* _Work required_:
From the entries below, pull out each line where "this" appears.

(Items from a data source)
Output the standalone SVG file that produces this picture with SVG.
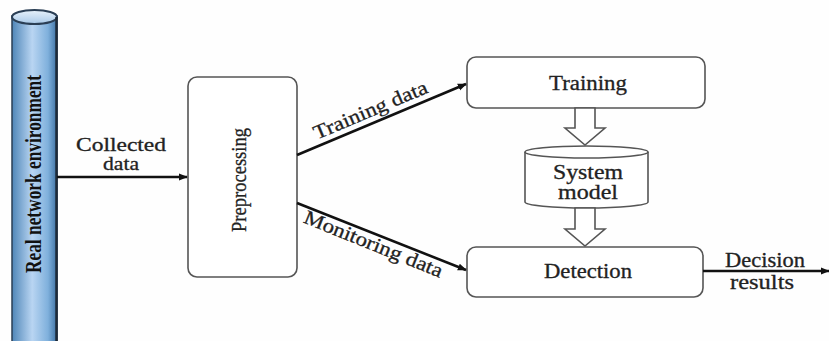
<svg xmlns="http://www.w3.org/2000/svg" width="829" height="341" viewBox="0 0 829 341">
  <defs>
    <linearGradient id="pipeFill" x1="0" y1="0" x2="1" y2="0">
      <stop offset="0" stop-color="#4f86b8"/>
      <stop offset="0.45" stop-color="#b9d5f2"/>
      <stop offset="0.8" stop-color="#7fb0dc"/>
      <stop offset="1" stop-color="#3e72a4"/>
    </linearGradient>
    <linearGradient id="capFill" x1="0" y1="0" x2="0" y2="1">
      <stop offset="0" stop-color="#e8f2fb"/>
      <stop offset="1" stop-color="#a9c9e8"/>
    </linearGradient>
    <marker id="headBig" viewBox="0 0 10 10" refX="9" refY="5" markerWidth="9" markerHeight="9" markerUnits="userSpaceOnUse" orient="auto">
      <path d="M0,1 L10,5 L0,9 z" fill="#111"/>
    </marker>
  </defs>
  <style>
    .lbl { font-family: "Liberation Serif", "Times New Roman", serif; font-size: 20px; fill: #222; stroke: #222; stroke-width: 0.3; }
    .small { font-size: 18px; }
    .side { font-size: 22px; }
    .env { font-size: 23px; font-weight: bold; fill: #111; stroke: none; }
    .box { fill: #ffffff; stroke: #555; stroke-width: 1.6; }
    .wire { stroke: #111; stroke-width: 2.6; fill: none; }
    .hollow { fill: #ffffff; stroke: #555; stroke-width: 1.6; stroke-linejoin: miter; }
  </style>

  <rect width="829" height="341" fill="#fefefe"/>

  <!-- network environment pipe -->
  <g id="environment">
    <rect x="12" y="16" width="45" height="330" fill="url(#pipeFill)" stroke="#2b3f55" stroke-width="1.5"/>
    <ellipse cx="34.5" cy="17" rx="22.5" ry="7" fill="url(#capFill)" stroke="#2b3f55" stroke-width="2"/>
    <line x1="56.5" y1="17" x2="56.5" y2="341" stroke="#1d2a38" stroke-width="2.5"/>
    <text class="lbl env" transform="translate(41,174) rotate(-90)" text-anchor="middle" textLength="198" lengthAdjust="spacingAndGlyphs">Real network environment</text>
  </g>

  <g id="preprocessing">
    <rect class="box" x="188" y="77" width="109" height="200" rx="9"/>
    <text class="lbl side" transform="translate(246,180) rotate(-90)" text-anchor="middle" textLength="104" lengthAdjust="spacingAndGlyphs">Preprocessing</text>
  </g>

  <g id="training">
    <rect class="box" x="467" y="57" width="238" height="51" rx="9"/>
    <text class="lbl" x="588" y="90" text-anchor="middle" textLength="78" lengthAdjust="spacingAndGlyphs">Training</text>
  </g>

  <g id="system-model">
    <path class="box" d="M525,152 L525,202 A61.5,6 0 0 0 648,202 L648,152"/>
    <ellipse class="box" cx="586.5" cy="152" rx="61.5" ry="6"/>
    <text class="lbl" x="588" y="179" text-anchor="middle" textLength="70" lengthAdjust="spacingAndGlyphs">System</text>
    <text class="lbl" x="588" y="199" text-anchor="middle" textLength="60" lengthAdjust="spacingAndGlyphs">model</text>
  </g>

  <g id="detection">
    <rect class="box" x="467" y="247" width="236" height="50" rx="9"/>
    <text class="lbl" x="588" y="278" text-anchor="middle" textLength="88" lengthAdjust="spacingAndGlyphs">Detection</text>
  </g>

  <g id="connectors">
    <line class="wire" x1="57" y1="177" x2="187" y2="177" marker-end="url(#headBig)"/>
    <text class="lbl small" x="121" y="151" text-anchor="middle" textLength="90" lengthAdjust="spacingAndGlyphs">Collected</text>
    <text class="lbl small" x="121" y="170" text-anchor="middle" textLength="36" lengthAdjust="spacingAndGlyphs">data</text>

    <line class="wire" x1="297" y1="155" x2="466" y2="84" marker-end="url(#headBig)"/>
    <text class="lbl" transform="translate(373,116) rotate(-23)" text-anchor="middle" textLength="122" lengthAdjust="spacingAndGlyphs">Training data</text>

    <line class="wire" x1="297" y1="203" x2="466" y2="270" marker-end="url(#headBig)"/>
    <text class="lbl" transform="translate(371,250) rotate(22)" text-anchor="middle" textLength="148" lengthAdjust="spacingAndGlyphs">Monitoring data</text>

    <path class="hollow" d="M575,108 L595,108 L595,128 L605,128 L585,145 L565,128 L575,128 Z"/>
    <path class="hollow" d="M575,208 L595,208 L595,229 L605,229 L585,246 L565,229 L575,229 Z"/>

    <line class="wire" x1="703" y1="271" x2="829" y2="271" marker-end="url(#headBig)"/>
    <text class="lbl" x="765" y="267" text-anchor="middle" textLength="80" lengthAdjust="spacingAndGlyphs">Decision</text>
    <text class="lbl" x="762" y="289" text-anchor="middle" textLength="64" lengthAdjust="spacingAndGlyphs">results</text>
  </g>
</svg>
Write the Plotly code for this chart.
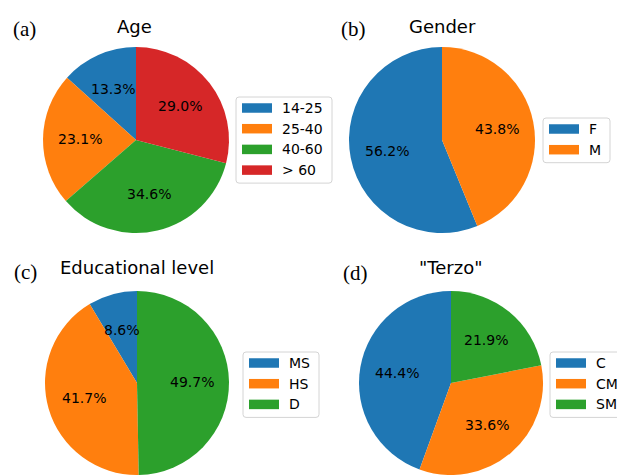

* _Result_:
Output the standalone SVG file that produces this picture with SVG.
Write the Plotly code for this chart.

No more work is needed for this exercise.